Would you believe it if we told you that the tablets sector is beginning to wane?
That’s the position of one research firm, Canalys.
Still, we’d like to maintain perspective that tablet shipments remain in the millions, even though, as Canalys points out, the market is not showing sequential growth.
In a new report out this week, Canalys says worldwide tablet shipments fell about 5 percent, sequentially, to 48.4 million units in the second quarter. Apple and Samsung suffered the greatest declines, even though both continue to account for 46 percent of market share, Canalys found.
Apple shipped just under 13.3 million iPads, its weakest quarter since the first quarter of 2012, Canalys said. Meantime, Samsung shipped just fewer than 8.9 million tablets. That’s a decline, but not as sharp as Apple’s, Canalys said.
Analysts provided different reasons for the slowdown. First, said Tim Coulling, senior analyst at Canalys, there’s been a drop in the pace of innovation.
“The tablet market has quickly found itself in the same position the notebook market was in some years ago, with minimal increases in hardware performance forming the basis for an argument to upgrade," said Canalys Senior Analyst Tim Coulling. “But when considering the most common tasks that tablets are asked to perform, the need for more horsepower is often not evident. Vendors will need to work harder to give reasons to upgrade if things are to improve in Q3. In addition, as smartphone screen sizes increase, the potential for such products to disrupt the market for 7-inch tablets is also increasing."
When it comes to Apple vs. Samsung, in particular, the iPad maker really seems to be up against itself.
“Pricing remains Apple’s biggest barrier to growth and essentially locks it out of a number of markets," said Rushabh Doshi, research analyst for Canalys. “By holding firm on its prices, Apple ensures that its tablet business is highly profitable. But as sales in its key markets slow, it is betting on the improving economic environment in high-growth markets, such as China, to drive future growth."
Samsung’s challenges are different, Doshi said. That’s because the company, which makes devices that run on Google’s Android operating system, is trying to compete in a range of areas.

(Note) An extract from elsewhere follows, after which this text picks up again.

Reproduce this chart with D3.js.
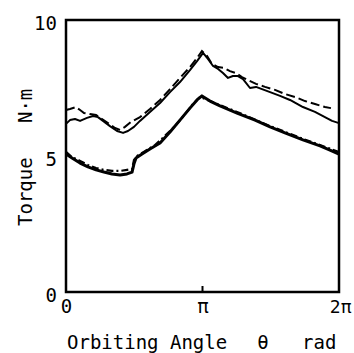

“The release of the Galaxy Tab S line saw it add Super AMOLED screens to its tablet offerings as well as introduce a new 10.5-inch screen to its portfolio," Doshi said. “With Samsung playing in so many segments, it is able to find pockets of demand. But it also drives obsolescence in other areas of its portfolio, causing inventory buildup that necessitates rounds of promotional activity."